A Transatlantic Diary 1961 - 1989

Klaus Lanzinger


Wednesday, November 21, 1979

Sworn In as U.S. Citizen

Today, the day before Thanksgiving, I was sworn in as new American citizen by a federal judge. My labor of love of many years for America has not been lost, for since my year of studies at Bowdoin College in 1950-51 America has not let loose of me. The ceremony took place in a school here in South Bend, where the applicants for citizenship had assembled in the auditorium. After the oath on the U.S. constitution had been taken, the citizenship papers were solemnly presented to each new citizen.

Addendum

[As my wife was not in the service of the University but a private person while I directed the Notre Dame foreign study program in Innsbruck 1976-78, her two years abroad did not count for the residence requirement. She, therefore, could receive U.S. citizenship only two years later in 1982. Our son Franz received his U.S. citizenship in California. The one academic year 1976-77 our daughter Christine had spent as a student at the University of Notre Dame with us in Innsbruck was recognized for fulfilling the residence requirement. She was sworn in as U.S. citizen with me in November 1979. Thus, over a period of several years, our family has made the transition from Austrian to American citizenship.]

November 25, 1979

What has changed?

By becoming an American citizen, not much has changed for the moment, except that one is no longer dependent on the immigration authorities or has to worry whether a visa can be granted or extended by a consulate.

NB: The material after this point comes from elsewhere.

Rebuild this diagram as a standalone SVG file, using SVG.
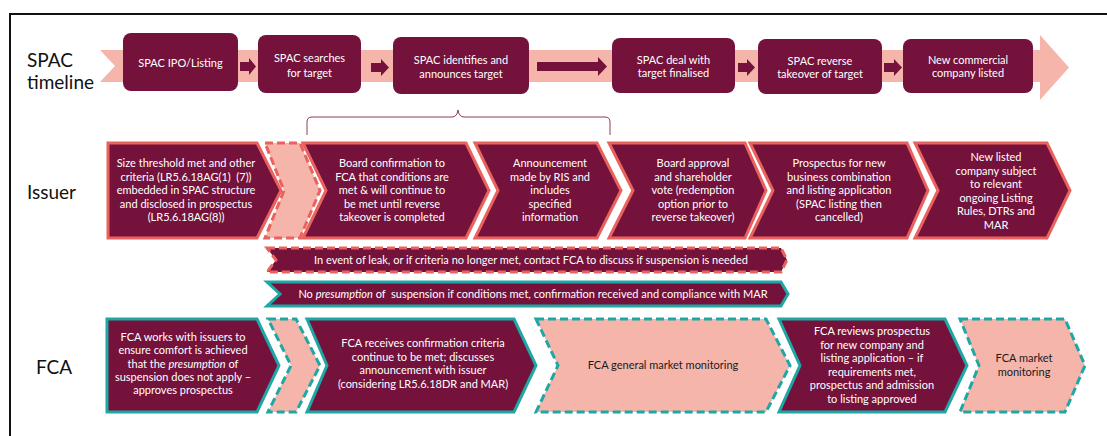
<svg xmlns="http://www.w3.org/2000/svg" width="1107" height="436" viewBox="0 0 1107 436">
<defs>
<style>
.frame{fill:none;stroke:#111;stroke-width:2}
.band{fill:#f5b5ab}
.box{fill:#74123b}
.issuer{fill:#74123b;stroke:#e9625e;stroke-width:3;stroke-linejoin:miter}
.issuerL{fill:#f5b5ab;stroke:#e9625e;stroke-width:3;stroke-dasharray:8 4}
.fca{fill:#74123b;stroke:#1ea7a5;stroke-width:3}
.fcaL{fill:#f5b5ab;stroke:#1ea7a5;stroke-width:3;stroke-dasharray:8 4}
.bandI{fill:#74123b;stroke:#e9625e;stroke-width:3;stroke-dasharray:8 4}
.bandF{fill:#74123b;stroke:#1ea7a5;stroke-width:3}
.arr{fill:#74123b}
.brace{fill:none;stroke:#8a3a5c;stroke-width:1}
.lbl{font-family:Lato,"Liberation Sans",sans-serif;font-size:19px;fill:#111}
.t{font-family:Lato,"Liberation Sans",sans-serif;font-size:11px;fill:#fff;text-anchor:middle}
.d{font-family:Lato,"Liberation Sans",sans-serif;font-size:11px;fill:#1a1a1a;text-anchor:middle}
</style>
</defs>
<rect width="1107" height="436" fill="#fff"/>
<path class="frame" d="M10,437 L10,14 L1108,14"/>

<g id="labels">
<text class="lbl" x="27" y="67">SPAC</text>
<text class="lbl" x="27" y="89">timeline</text>
<text class="lbl" x="27" y="199">Issuer</text>
<text class="lbl" x="36" y="374">FCA</text>
</g>

<g id="timeline-band">
<path class="band" d="M100,50 L1040,50 L1040,35 L1069,67.5 L1040,100 L1040,82 L100,82 L115,66 Z"/>
</g>

<g id="connectors">
<path class="arr" d="M240,62 L249,62 L249,58 L256,66.5 L249,75 L249,71 L240,71 Z"/>
<path class="arr" d="M371,63 L381,63 L381,59 L389,67.5 L381,76 L381,72 L371,72 Z"/>
<path class="arr" d="M537,62 L598,62 L598,57 L607,66.5 L598,76 L598,71 L537,71 Z"/>
<path class="arr" d="M738,63 L747,63 L747,59 L755,67.5 L747,76 L747,72 L738,72 Z"/>
<path class="arr" d="M884,63 L894,63 L894,59 L902,67.5 L894,76 L894,72 L884,72 Z"/>
<path class="brace" d="M307,135 L307,122 Q307,117 312,117 L452,117 Q457,117 458,110 Q459,117 464,117 L605,117 Q610,117 610,122 L610,135"/>
</g>

<g id="spac-ipo">
<rect class="box" x="123" y="33" width="115" height="58" rx="8"/>
<text class="t" x="180.5" y="67">SPAC IPO/Listing</text>
</g>
<g id="spac-search">
<rect class="box" x="258" y="35" width="103" height="58" rx="8"/>
<text class="t" x="309.5" y="62">SPAC searches<tspan x="309.5" dy="15">for target</tspan></text>
</g>
<g id="spac-identify">
<rect class="box" x="393" y="37" width="136" height="57" rx="8"/>
<text class="t" x="461" y="64">SPAC identifies and<tspan x="461" dy="14">announces target</tspan></text>
</g>
<g id="spac-deal">
<rect class="box" x="612" y="38" width="123" height="55" rx="8"/>
<text class="t" x="673.5" y="64">SPAC deal with<tspan x="673.5" dy="13">target finalised</tspan></text>
</g>
<g id="spac-rto">
<rect class="box" x="758" y="39" width="124" height="55" rx="8"/>
<text class="t" x="820" y="65">SPAC reverse<tspan x="820" dy="13">takeover of target</tspan></text>
</g>
<g id="spac-new">
<rect class="box" x="903" y="39" width="130" height="54" rx="8"/>
<text class="t" x="968" y="64">New commercial<tspan x="968" dy="13">company listed</tspan></text>
</g>

<g id="issuer-1">
<path class="issuer" d="M108,143 L257,143 L281,190.5 L257,238 L108,238 Z"/>
<text class="t" x="186" y="167" xml:space="preserve">Size threshold met and other<tspan x="186" dy="13.5">criteria (LR5.6.18AG(1)  (7))</tspan><tspan x="186" dy="13.5">embedded in SPAC structure</tspan><tspan x="186" dy="13.5">and disclosed in prospectus</tspan><tspan x="186" dy="13.5">(LR5.6.18AG(8))</tspan></text>
</g>
<g id="issuer-gap">
<path class="issuerL" d="M265,143 L300,143 L320,190.5 L300,238 L265,238 L284,190.5 Z"/>
</g>
<g id="issuer-board-confirm">
<path class="issuer" d="M303,143 L466,143 L489,190.5 L466,238 L303,238 L326,190.5 Z"/>
<text class="t" x="392" y="167">Board confirmation to<tspan x="392" dy="13.5">FCA that conditions are</tspan><tspan x="392" dy="13.5">met &amp; will continue to</tspan><tspan x="392" dy="13.5">be met until reverse</tspan><tspan x="392" dy="13.5">takeover is completed</tspan></text>
</g>
<g id="issuer-announce">
<path class="issuer" d="M475,143 L597,143 L621,190.5 L597,238 L475,238 L498,190.5 Z"/>
<text class="t" x="550" y="167">Announcement<tspan x="550" dy="13.5">made by RIS and</tspan><tspan x="550" dy="13.5">includes</tspan><tspan x="550" dy="13.5">specified</tspan><tspan x="550" dy="13.5">information</tspan></text>
</g>
<g id="issuer-board-approval">
<path class="issuer" d="M609,143 L745,143 L766,190.5 L745,238 L609,238 L633,190.5 Z"/>
<text class="t" x="693" y="167">Board approval<tspan x="693" dy="13.5">and shareholder</tspan><tspan x="693" dy="13.5">vote (redemption</tspan><tspan x="693" dy="13.5">option prior to</tspan><tspan x="693" dy="13.5">reverse takeover)</tspan></text>
</g>
<g id="issuer-prospectus">
<path class="issuer" d="M750,143 L907,143 L928,190.5 L907,238 L750,238 L773,190.5 Z"/>
<text class="t" x="839" y="167">Prospectus for new<tspan x="839" dy="13.5">business combination</tspan><tspan x="839" dy="13.5">and listing application</tspan><tspan x="839" dy="13.5">(SPAC listing then</tspan><tspan x="839" dy="13.5">cancelled)</tspan></text>
</g>
<g id="issuer-new-listed">
<path class="issuer" d="M915,143 L1047,143 L1070,190.5 L1047,238 L915,238 L938,190.5 Z"/>
<text class="t" x="996" y="161">New listed<tspan x="996" dy="13.6">company subject</tspan><tspan x="996" dy="13.6">to relevant</tspan><tspan x="996" dy="13.6">ongoing Listing</tspan><tspan x="996" dy="13.6">Rules, DTRs and</tspan><tspan x="996" dy="13.6">MAR</tspan></text>
</g>

<g id="band-leak">
<path class="bandI" d="M267,248 L781,248 L787,260 L781,272 L267,272 L276,260 Z"/>
<text class="t" x="531" y="264">In event of leak, or if criteria no longer met, contact FCA to discuss if suspension is needed</text>
</g>
<g id="band-presumption">
<path class="bandF" d="M267,282 L781,282 L788,294 L781,306 L267,306 L280,294 Z"/>
<text class="t" x="533" y="298" xml:space="preserve">No <tspan font-style="italic">presumption</tspan> of  suspension if conditions met, confirmation received and compliance with MAR</text>
</g>

<g id="fca-works">
<path class="fca" d="M107,319 L257,319 L279,365.5 L257,412 L107,412 Z"/>
<text class="t" x="183" y="341">FCA works with issuers to<tspan x="183" dy="13.3">ensure comfort is achieved</tspan><tspan x="183" dy="13.3">that the <tspan font-style="italic">presumption</tspan> of</tspan><tspan x="183" dy="13.3">suspension does not apply –</tspan><tspan x="183" dy="13.3">approves prospectus</tspan></text>
</g>
<g id="fca-gap">
<path class="fcaL" d="M268,319 L296,319 L320,365.5 L296,412 L268,412 L291,365.5 Z"/>
</g>
<g id="fca-receives">
<path class="fca" d="M307,319 L514,319 L536,365.5 L514,412 L307,412 L327,365.5 Z"/>
<text class="t" x="423" y="347">FCA receives confirmation criteria<tspan x="423" dy="13.5">continue to be met; discusses</tspan><tspan x="423" dy="13.5">announcement with issuer</tspan><tspan x="423" dy="13.5">(considering LR5.6.18DR and MAR)</tspan></text>
</g>
<g id="fca-general">
<path class="fcaL" d="M536,319 L766,319 L790,365.5 L766,412 L536,412 L558,365.5 Z"/>
<text class="d" x="663" y="369">FCA general market monitoring</text>
</g>
<g id="fca-reviews">
<path class="fca" d="M779,319 L945,319 L967,365.5 L945,412 L779,412 L800,365.5 Z"/>
<text class="t" x="872" y="335">FCA reviews prospectus<tspan x="872" dy="13.6">for new company and</tspan><tspan x="872" dy="13.6">listing application – if</tspan><tspan x="872" dy="13.6">requirements met,</tspan><tspan x="872" dy="13.6">prospectus and admission</tspan><tspan x="872" dy="13.6">to listing approved</tspan></text>
</g>
<g id="fca-market">
<path class="fcaL" d="M960,319 L1065,319 L1085,365.5 L1065,412 L960,412 L979,365.5 Z"/>
<text class="d" x="1024" y="362">FCA market<tspan x="1024" dy="14">monitoring</tspan></text>
</g>
</svg>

[The hardest part for my wife and myself was to turn in our Austrian passports at the Austrian Consulate General in Chicago. There was the awareness that our relationship to the Republic of Austria has unequivocally changed, although our love for our old home country has not been diminished.]

A Permanent Occurrence

The naturalization of new immigrants is a permanently continuing occurrence of American democracy. Every year hundreds of thousands of immigrants from all parts of the world are sworn in as new U.S. citizens. The five year residence requirement has contributed a great deal to the cohesion of the American state and society. This way, millions of people who had come to this country were not regarded as foreign workers but encouraged to become citizens. After the relatively short period of time of only five years, immigrants became citizens. As such they formed an integral part of American society and as voters could participate in the political process. This may in part explain how the ethnic diversity of America has been absorbed into a unified body politic.

South Bend, [End of November], 1979

The Hostage Crisis in Tehran

For many weeks, America has been under the spell of the hostage crisis in Tehran. Iranian revolutionaries raided the U.S. Embassy and have been holding its personnel - ­about 60 persons - hostage. They demand the extradition of the Shah who is being treated as a cancer patient in a clinic in New York. America appears to be rather helpless in this situation. Violent clashes between American and Iranian students have already occurred. The vexation among the American public is increasing. How long will President Carter be able to look on? The Security Council of the United Nations passed a unanimous resolution that Iran has to release the hostages immediately.